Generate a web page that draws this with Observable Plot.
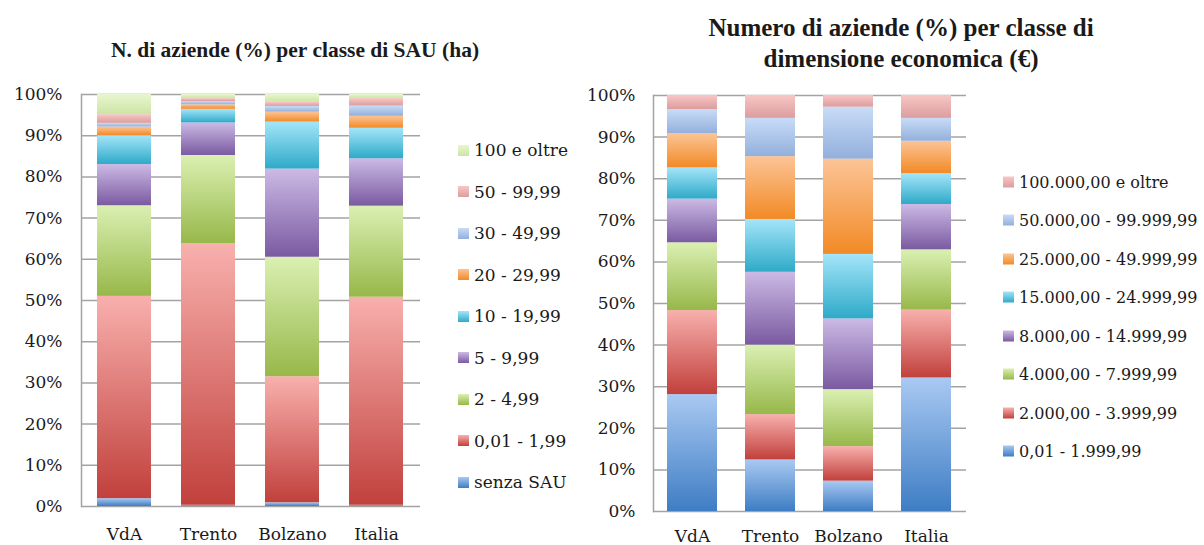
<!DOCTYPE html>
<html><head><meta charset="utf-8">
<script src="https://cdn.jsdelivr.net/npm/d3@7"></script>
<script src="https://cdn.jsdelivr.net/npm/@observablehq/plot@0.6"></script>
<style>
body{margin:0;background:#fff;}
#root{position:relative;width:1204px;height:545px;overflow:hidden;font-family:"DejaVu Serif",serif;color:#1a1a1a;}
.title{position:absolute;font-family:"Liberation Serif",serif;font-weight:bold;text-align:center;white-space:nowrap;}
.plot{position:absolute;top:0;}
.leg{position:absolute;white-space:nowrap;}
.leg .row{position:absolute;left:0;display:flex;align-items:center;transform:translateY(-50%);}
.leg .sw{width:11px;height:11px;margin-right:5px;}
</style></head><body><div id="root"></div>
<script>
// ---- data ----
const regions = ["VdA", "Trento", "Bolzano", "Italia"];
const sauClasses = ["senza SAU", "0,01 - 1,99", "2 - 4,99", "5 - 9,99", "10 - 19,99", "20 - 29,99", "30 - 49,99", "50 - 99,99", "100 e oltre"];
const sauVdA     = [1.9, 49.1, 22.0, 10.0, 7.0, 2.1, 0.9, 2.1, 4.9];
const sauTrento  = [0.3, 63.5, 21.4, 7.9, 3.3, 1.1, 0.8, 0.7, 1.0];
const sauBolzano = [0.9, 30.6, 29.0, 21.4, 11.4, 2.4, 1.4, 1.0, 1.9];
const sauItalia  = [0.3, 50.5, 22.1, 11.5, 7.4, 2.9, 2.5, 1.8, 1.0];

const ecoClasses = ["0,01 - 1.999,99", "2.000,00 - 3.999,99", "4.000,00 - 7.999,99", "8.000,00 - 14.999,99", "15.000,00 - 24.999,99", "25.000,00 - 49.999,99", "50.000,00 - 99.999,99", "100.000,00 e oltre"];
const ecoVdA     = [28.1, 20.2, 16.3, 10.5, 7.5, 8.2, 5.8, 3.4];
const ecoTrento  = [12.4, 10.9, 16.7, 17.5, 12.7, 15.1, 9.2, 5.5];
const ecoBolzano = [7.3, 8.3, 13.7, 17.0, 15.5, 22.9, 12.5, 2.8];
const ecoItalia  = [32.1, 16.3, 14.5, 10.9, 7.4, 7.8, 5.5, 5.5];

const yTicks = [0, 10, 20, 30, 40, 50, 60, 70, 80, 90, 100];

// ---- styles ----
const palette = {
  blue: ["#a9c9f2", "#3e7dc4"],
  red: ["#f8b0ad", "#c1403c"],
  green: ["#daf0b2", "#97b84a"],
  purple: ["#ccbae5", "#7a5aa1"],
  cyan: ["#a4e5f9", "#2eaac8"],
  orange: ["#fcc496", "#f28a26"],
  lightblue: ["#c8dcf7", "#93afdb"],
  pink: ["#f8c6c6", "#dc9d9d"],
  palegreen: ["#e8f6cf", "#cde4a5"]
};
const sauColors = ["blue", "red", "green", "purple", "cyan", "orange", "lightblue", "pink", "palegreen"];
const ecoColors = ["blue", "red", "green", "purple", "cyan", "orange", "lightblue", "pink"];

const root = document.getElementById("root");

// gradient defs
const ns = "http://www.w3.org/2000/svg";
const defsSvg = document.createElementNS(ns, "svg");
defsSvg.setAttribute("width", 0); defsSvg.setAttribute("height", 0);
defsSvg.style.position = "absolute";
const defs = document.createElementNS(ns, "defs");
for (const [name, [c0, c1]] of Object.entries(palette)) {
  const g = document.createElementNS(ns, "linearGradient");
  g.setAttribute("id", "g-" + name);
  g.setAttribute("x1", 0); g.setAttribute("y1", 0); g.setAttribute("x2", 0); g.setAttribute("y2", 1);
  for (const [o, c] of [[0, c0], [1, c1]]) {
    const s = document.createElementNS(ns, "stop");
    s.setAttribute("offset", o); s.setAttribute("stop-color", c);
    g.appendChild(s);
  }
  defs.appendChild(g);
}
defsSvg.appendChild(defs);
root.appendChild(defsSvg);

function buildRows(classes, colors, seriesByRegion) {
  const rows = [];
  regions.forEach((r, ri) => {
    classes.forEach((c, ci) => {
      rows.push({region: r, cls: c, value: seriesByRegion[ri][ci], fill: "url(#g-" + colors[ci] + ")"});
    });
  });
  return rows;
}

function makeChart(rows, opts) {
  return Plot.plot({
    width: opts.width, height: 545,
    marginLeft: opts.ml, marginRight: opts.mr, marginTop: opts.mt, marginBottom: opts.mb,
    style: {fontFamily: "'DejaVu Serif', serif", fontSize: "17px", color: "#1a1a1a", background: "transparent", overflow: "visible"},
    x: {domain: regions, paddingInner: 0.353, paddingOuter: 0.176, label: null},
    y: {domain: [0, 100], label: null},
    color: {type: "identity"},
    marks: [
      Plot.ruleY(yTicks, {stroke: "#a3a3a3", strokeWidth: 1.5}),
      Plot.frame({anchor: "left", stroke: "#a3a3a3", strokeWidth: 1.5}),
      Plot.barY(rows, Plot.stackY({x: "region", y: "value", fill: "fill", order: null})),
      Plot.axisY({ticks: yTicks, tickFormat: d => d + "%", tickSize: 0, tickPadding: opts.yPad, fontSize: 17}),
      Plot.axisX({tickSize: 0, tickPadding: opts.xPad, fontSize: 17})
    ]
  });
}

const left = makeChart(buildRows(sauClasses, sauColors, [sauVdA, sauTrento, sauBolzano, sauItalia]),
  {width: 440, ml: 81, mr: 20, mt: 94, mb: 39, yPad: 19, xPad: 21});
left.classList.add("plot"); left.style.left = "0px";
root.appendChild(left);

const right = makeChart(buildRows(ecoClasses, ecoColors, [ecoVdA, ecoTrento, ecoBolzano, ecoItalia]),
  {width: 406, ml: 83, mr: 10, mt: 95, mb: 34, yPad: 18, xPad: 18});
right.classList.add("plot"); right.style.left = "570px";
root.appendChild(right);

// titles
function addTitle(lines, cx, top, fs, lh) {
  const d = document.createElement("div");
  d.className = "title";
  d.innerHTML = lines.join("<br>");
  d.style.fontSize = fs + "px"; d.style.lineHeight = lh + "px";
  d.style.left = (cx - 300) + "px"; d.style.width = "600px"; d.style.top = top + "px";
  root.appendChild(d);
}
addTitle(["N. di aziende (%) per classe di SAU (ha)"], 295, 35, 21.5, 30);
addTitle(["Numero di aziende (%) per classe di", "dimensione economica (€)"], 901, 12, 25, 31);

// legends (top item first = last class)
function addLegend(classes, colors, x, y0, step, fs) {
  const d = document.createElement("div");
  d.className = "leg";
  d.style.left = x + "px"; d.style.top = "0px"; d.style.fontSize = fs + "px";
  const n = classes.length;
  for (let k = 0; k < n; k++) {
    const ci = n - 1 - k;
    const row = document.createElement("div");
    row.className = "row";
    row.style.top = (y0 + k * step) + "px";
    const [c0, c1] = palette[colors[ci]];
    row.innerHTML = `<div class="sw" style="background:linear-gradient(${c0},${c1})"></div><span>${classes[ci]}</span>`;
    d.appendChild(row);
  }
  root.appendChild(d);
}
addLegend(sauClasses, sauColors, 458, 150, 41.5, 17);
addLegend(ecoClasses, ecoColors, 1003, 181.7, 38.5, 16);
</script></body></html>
• • • •
Stated exercise - Set down all the data again exactly as above, pictures excluded.

Task response -
Generate a web page that draws this with Observable Plot.
<!DOCTYPE html>
<html><head><meta charset="utf-8">
<script src="https://cdn.jsdelivr.net/npm/d3@7"></script>
<script src="https://cdn.jsdelivr.net/npm/@observablehq/plot@0.6"></script>
<style>
body{margin:0;background:#fff;}
#root{position:relative;width:1204px;height:545px;overflow:hidden;font-family:"DejaVu Serif",serif;color:#1a1a1a;}
.title{position:absolute;font-family:"Liberation Serif",serif;font-weight:bold;text-align:center;white-space:nowrap;}
.plot{position:absolute;top:0;}
.leg{position:absolute;white-space:nowrap;}
.leg .row{position:absolute;left:0;display:flex;align-items:center;transform:translateY(-50%);}
.leg .sw{width:11px;height:11px;margin-right:5px;}
</style></head><body><div id="root"></div>
<script>
// ---- data ----
const regions = ["VdA", "Trento", "Bolzano", "Italia"];
const sauClasses = ["senza SAU", "0,01 - 1,99", "2 - 4,99", "5 - 9,99", "10 - 19,99", "20 - 29,99", "30 - 49,99", "50 - 99,99", "100 e oltre"];
const sauVdA     = [1.9, 49.1, 22.0, 10.0, 7.0, 2.1, 0.9, 2.1, 4.9];
const sauTrento  = [0.3, 63.5, 21.4, 7.9, 3.3, 1.1, 0.8, 0.7, 1.0];
const sauBolzano = [0.9, 30.6, 29.0, 21.4, 11.4, 2.4, 1.4, 1.0, 1.9];
const sauItalia  = [0.3, 50.5, 22.1, 11.5, 7.4, 2.9, 2.5, 1.8, 1.0];

const ecoClasses = ["0,01 - 1.999,99", "2.000,00 - 3.999,99", "4.000,00 - 7.999,99", "8.000,00 - 14.999,99", "15.000,00 - 24.999,99", "25.000,00 - 49.999,99", "50.000,00 - 99.999,99", "100.000,00 e oltre"];
const ecoVdA     = [28.1, 20.2, 16.3, 10.5, 7.5, 8.2, 5.8, 3.4];
const ecoTrento  = [12.4, 10.9, 16.7, 17.5, 12.7, 15.1, 9.2, 5.5];
const ecoBolzano = [7.3, 8.3, 13.7, 17.0, 15.5, 22.9, 12.5, 2.8];
const ecoItalia  = [32.1, 16.3, 14.5, 10.9, 7.4, 7.8, 5.5, 5.5];

const yTicks = [0, 10, 20, 30, 40, 50, 60, 70, 80, 90, 100];

// ---- styles ----
const palette = {
  blue: ["#a9c9f2", "#3e7dc4"],
  red: ["#f8b0ad", "#c1403c"],
  green: ["#daf0b2", "#97b84a"],
  purple: ["#ccbae5", "#7a5aa1"],
  cyan: ["#a4e5f9", "#2eaac8"],
  orange: ["#fcc496", "#f28a26"],
  lightblue: ["#c8dcf7", "#93afdb"],
  pink: ["#f8c6c6", "#dc9d9d"],
  palegreen: ["#e8f6cf", "#cde4a5"]
};
const sauColors = ["blue", "red", "green", "purple", "cyan", "orange", "lightblue", "pink", "palegreen"];
const ecoColors = ["blue", "red", "green", "purple", "cyan", "orange", "lightblue", "pink"];

const root = document.getElementById("root");

// gradient defs
const ns = "http://www.w3.org/2000/svg";
const defsSvg = document.createElementNS(ns, "svg");
defsSvg.setAttribute("width", 0); defsSvg.setAttribute("height", 0);
defsSvg.style.position = "absolute";
const defs = document.createElementNS(ns, "defs");
for (const [name, [c0, c1]] of Object.entries(palette)) {
  const g = document.createElementNS(ns, "linearGradient");
  g.setAttribute("id", "g-" + name);
  g.setAttribute("x1", 0); g.setAttribute("y1", 0); g.setAttribute("x2", 0); g.setAttribute("y2", 1);
  for (const [o, c] of [[0, c0], [1, c1]]) {
    const s = document.createElementNS(ns, "stop");
    s.setAttribute("offset", o); s.setAttribute("stop-color", c);
    g.appendChild(s);
  }
  defs.appendChild(g);
}
defsSvg.appendChild(defs);
root.appendChild(defsSvg);

function buildRows(classes, colors, seriesByRegion) {
  const rows = [];
  regions.forEach((r, ri) => {
    classes.forEach((c, ci) => {
      rows.push({region: r, cls: c, value: seriesByRegion[ri][ci], fill: "url(#g-" + colors[ci] + ")"});
    });
  });
  return rows;
}

function makeChart(rows, opts) {
  return Plot.plot({
    width: opts.width, height: 545,
    marginLeft: opts.ml, marginRight: opts.mr, marginTop: opts.mt, marginBottom: opts.mb,
    style: {fontFamily: "'DejaVu Serif', serif", fontSize: "17px", color: "#1a1a1a", background: "transparent", overflow: "visible"},
    x: {domain: regions, paddingInner: 0.353, paddingOuter: 0.176, label: null},
    y: {domain: [0, 100], label: null},
    color: {type: "identity"},
    marks: [
      Plot.ruleY(yTicks, {stroke: "#a3a3a3", strokeWidth: 1.5}),
      Plot.frame({anchor: "left", stroke: "#a3a3a3", strokeWidth: 1.5}),
      Plot.barY(rows, Plot.stackY({x: "region", y: "value", fill: "fill", order: null})),
      Plot.axisY({ticks: yTicks, tickFormat: d => d + "%", tickSize: 0, tickPadding: opts.yPad, fontSize: 17}),
      Plot.axisX({tickSize: 0, tickPadding: opts.xPad, fontSize: 17})
    ]
  });
}

const left = makeChart(buildRows(sauClasses, sauColors, [sauVdA, sauTrento, sauBolzano, sauItalia]),
  {width: 440, ml: 81, mr: 20, mt: 94, mb: 39, yPad: 19, xPad: 21});
left.classList.add("plot"); left.style.left = "0px";
root.appendChild(left);

const right = makeChart(buildRows(ecoClasses, ecoColors, [ecoVdA, ecoTrento, ecoBolzano, ecoItalia]),
  {width: 406, ml: 83, mr: 10, mt: 95, mb: 34, yPad: 18, xPad: 18});
right.classList.add("plot"); right.style.left = "570px";
root.appendChild(right);

// titles
function addTitle(lines, cx, top, fs, lh) {
  const d = document.createElement("div");
  d.className = "title";
  d.innerHTML = lines.join("<br>");
  d.style.fontSize = fs + "px"; d.style.lineHeight = lh + "px";
  d.style.left = (cx - 300) + "px"; d.style.width = "600px"; d.style.top = top + "px";
  root.appendChild(d);
}
addTitle(["N. di aziende (%) per classe di SAU (ha)"], 295, 35, 21.5, 30);
addTitle(["Numero di aziende (%) per classe di", "dimensione economica (€)"], 901, 12, 25, 31);

// legends (top item first = last class)
function addLegend(classes, colors, x, y0, step, fs) {
  const d = document.createElement("div");
  d.className = "leg";
  d.style.left = x + "px"; d.style.top = "0px"; d.style.fontSize = fs + "px";
  const n = classes.length;
  for (let k = 0; k < n; k++) {
    const ci = n - 1 - k;
    const row = document.createElement("div");
    row.className = "row";
    row.style.top = (y0 + k * step) + "px";
    const [c0, c1] = palette[colors[ci]];
    row.innerHTML = `<div class="sw" style="background:linear-gradient(${c0},${c1})"></div><span>${classes[ci]}</span>`;
    d.appendChild(row);
  }
  root.appendChild(d);
}
addLegend(sauClasses, sauColors, 458, 150, 41.5, 17);
addLegend(ecoClasses, ecoColors, 1003, 181.7, 38.5, 16);
</script></body></html>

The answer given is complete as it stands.